Lena and William Sadler's The Mother and her Child, published in 1916 sounds awfully cruel to our modern ears.

"Handle the baby as little as possible. Turn it occasionally from side to side, feed it, change it, keep it warm, and let it alone; crying is absolutely essential to the development of good strong lungs. A baby should cry vigorously several times each day."


The husband-and-wife doctors also blamed "angry" mothers for causing their babies to have colic. They also said that breastfeeding mums could run dry by engaging in "worry, grief, or nagging".

In the 1920s and 30s behaviourism was en vogue with our self-appointed child rearing experts. They raged a war on soft mothers, believing that babies and children treated without strict rewards and punishments would quickly spiral out of control.



American psychologist John B. Watson warned parents of giving children too much love and affection in his book Psychological Care of Infant and Child, released in 1928.
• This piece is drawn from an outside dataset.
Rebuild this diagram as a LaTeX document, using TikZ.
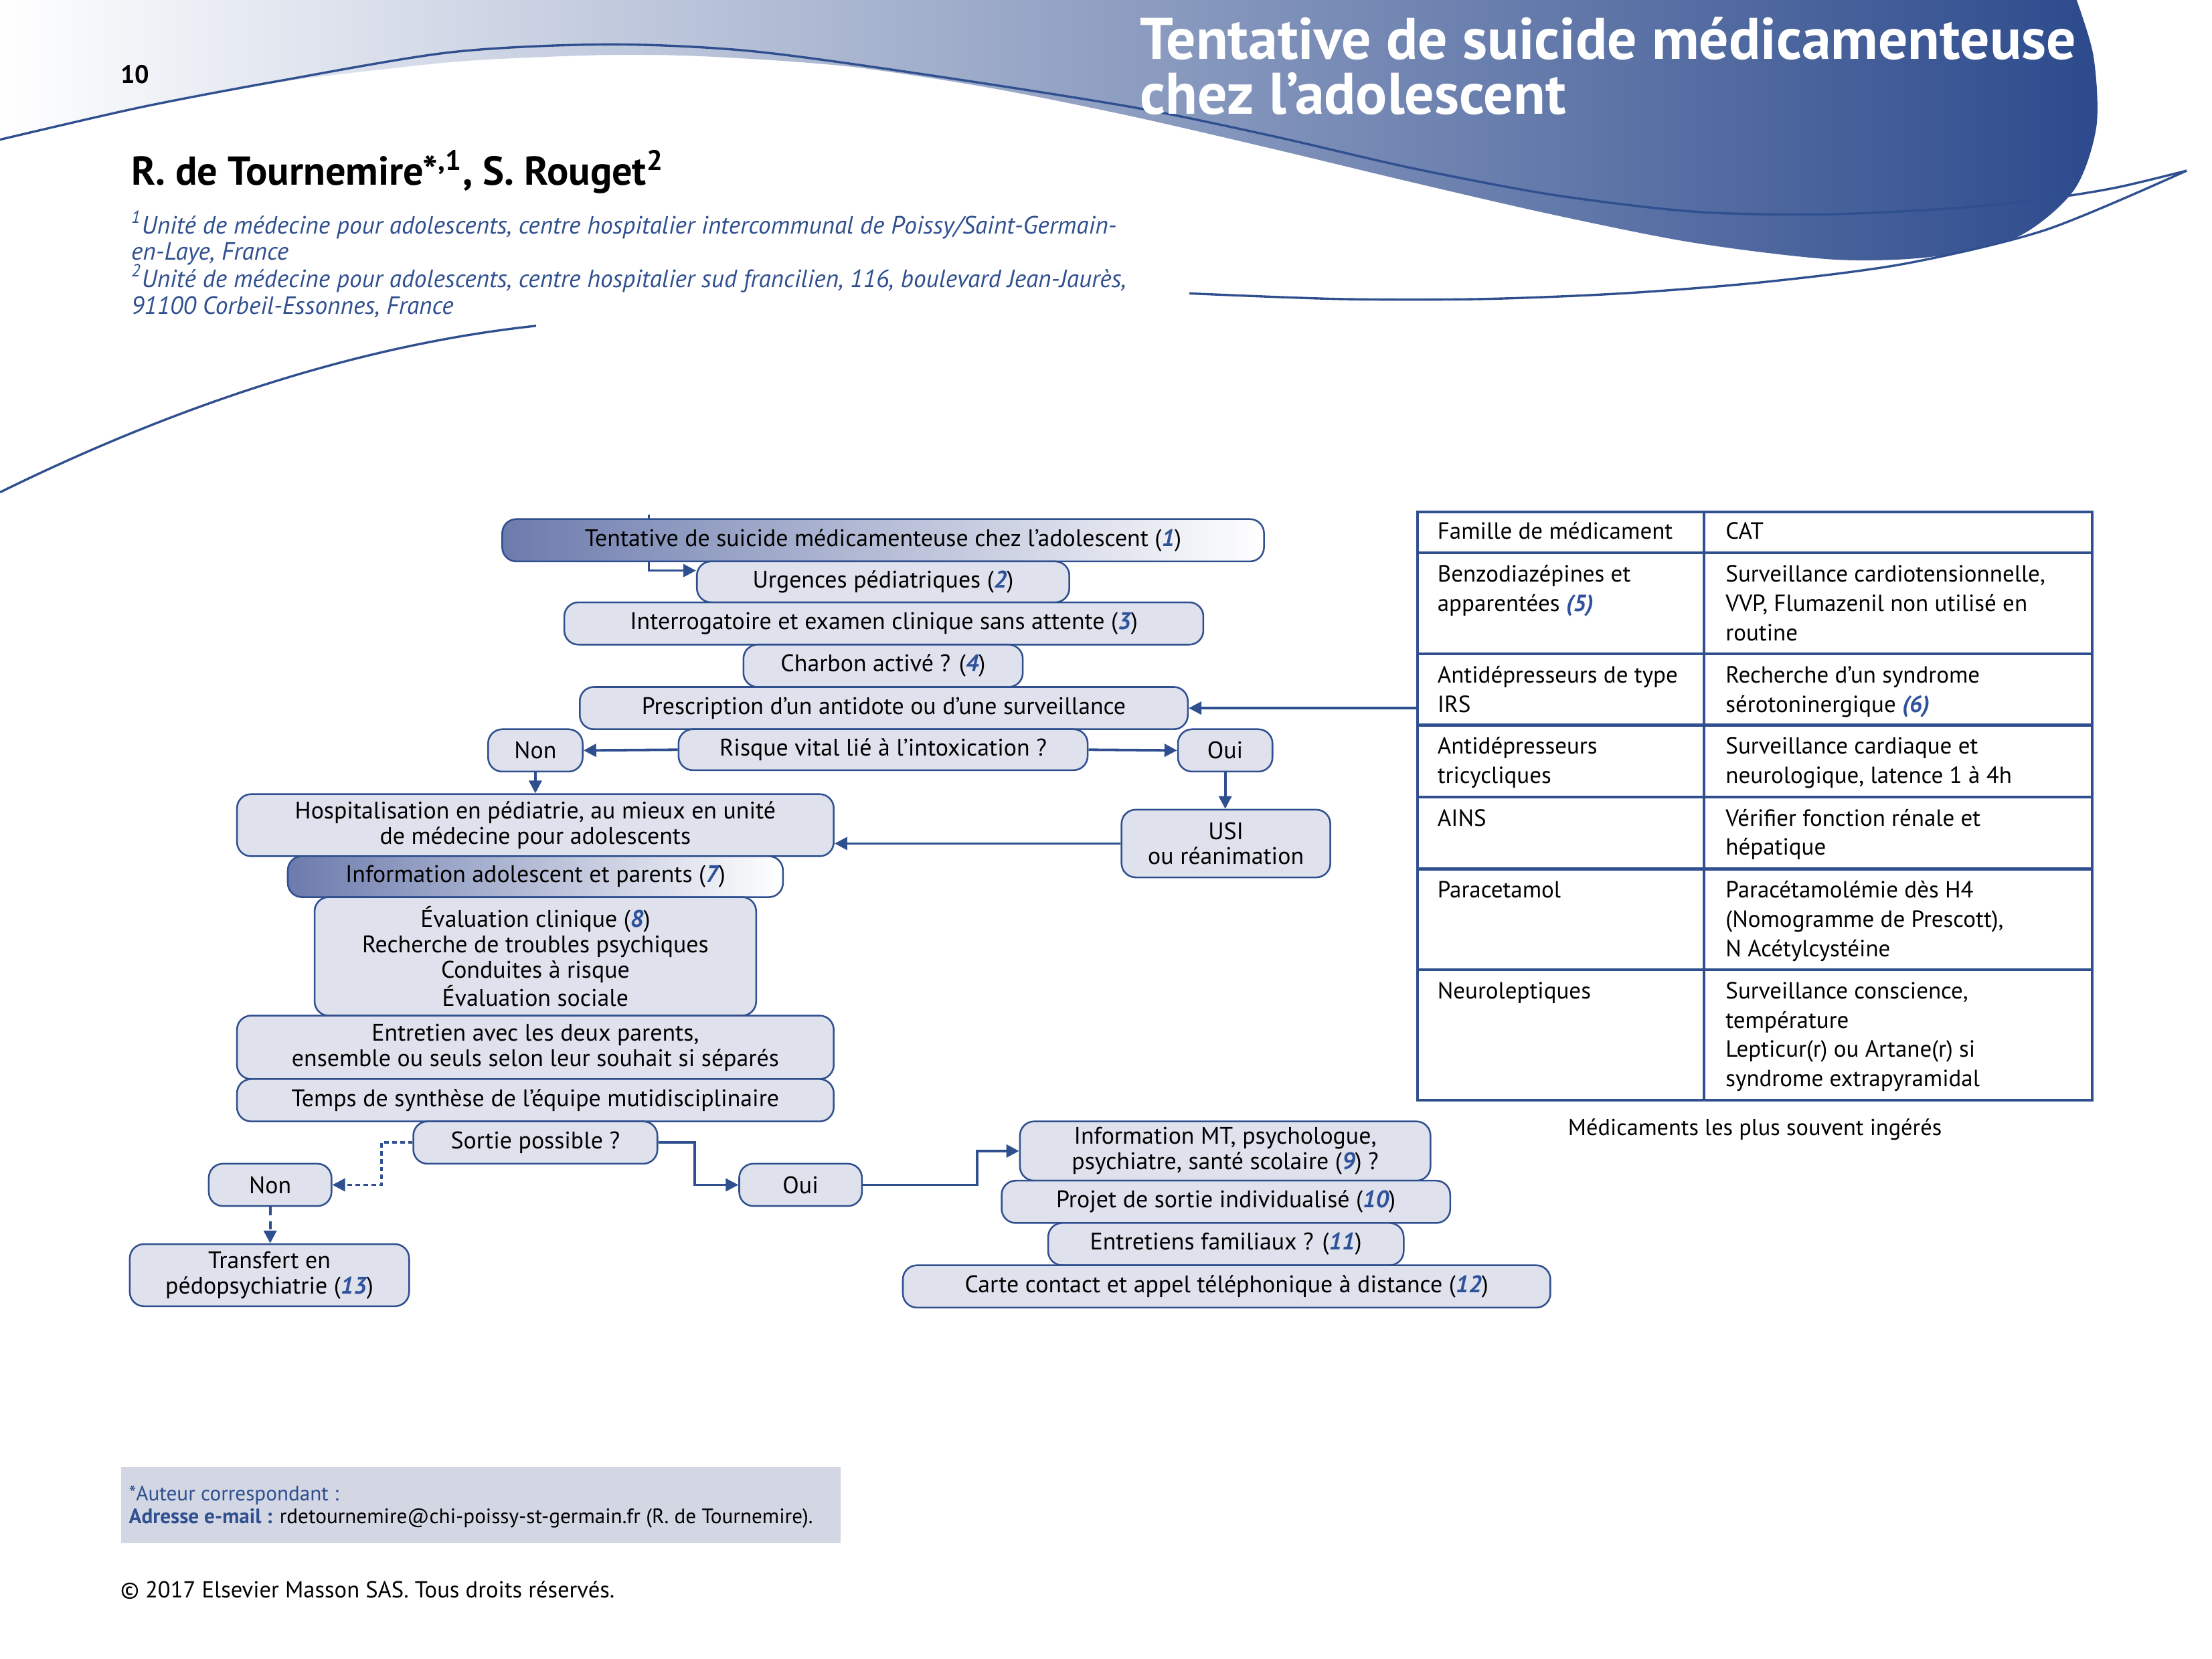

"Never hug and kiss [children], never let them sit in your lap. If you must, kiss them once on the forehead when they say good night. Shake hands with them in the morning… Try it out. In a week's time you will find how easy it is to be perfectly objective with your child and at the same time kind. You will be utterly ashamed of the mawkish, sentimental way you have been handling it."

He believed that in the nature vs nurture debate it all came down to the latter and proposed to extinguish pregnancies for twenty years while enough data was gathered to ensure an efficient child-rearing process. It shall be mentioned though that all his children suffered from physical as well as serious mental health problems.

Not far off was Sir Frederick Truby King. The Kiwi health reformer is credited with radical improvements in childhood nutrition and therefore drastically reducing infant mortality. But he was also the spokesman for so called enforcement parenting. The "Gina Ford of his day" advised feeding children every four hours and never at night, and leaving them outside in the garden to toughen them up. He also believed that daily cuddles should be capped at 10 minutes.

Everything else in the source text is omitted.